It still takes courage to smoke something that will do you no harm, all the legal drugs will kill you, but I don’t smoke usually, I don’t drink, I’m addicted to money, sex, and words in no particular order such are my fears — The Willies Of Math
Sleep is for those people who are broke, and I’m not, now or ever, though I want to break all the clocks in the house, I could use one from the novel, if only a little bit, and when’s the last time I cracked open a book to read, All Night Wrong Will.
Nobody would have to coerce me into staying here, the monsters, the mayhem, the man that awaits me, hell I saw a glimpse of him, talk about going from the second circle of Hell to the ninth plus “Triple B” thinks I’m a meanie. Baby, It’s Will Outside
Well, I found my niche, but my title doesn’t reflect it sadly, not that I’ve shared the novel with anyone as of yet, is that a big sin considering I have four already written, best read in the dark, with the lights off. Plague Two Pay Will.
Over ten thousand words so far and dare I say even more fantasies or am I giving myself far too much credit because I say yes to everything and that is quite the bad habit; maybe I should list that, but instead it’s insanity. The List Will Tell.
Burning the candle at both ends as it were but honestly, I choose writing, what did I hear in one of my daily motivations, the difference between I got to, and I get to and if I’m lucky I’ll live the later. “Will, A Motivational Tale.”
“You did not wake up to be something, something, mediocre.” That assumes I got up this morning. Maybe I’ll blame my alarm. Perhaps it’s the dog lying on my legs. It’s cold; in the house, because it’s hot out. Will At The Table but the bed works well
There was a time I was willing to do almost anything for a paycheck, I picked up trash over the summer, was in the Navy about a month and worse of all RETAIL, but I’m not willing to do what I love… Help Wanted Willing Writer.

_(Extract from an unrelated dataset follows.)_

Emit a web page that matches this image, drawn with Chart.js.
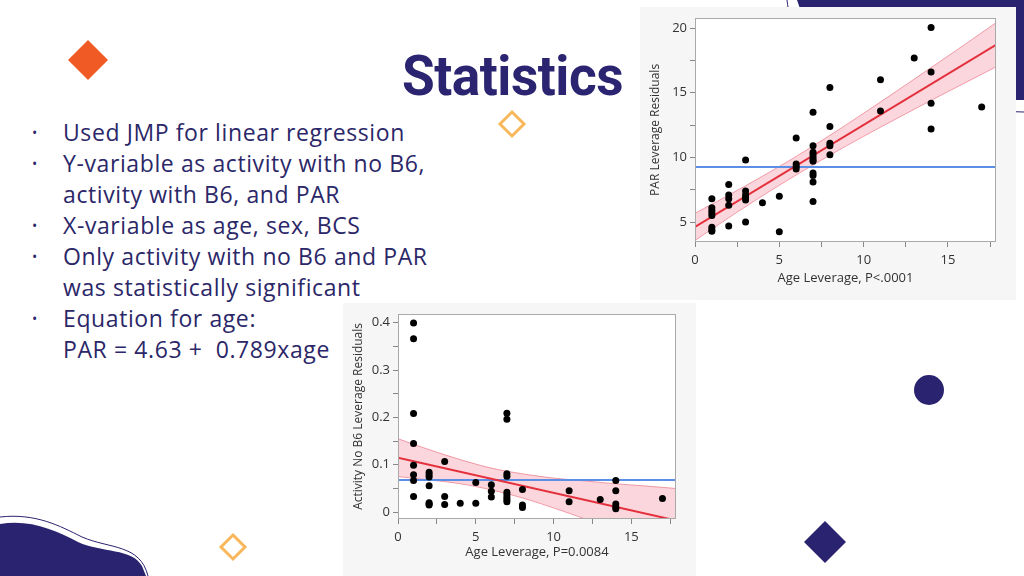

From comfy clothes, bed, and doggy, to blue jeans, a chair, and the annoyance which is the human race, but someone said your comfort zone is the enemy, or maybe it’s just the company, fear, anger, and a good idea. When Will, Will Wake.
Love don’t cost a thing, well that depends, my dog was free when he became mine, and his love is priceless, but I’m still sixty bucks down, a trip to The Moonlite Bunny Ranch… inconceivable; the blog, over three hundred dollars. Check, Bill, Or Will.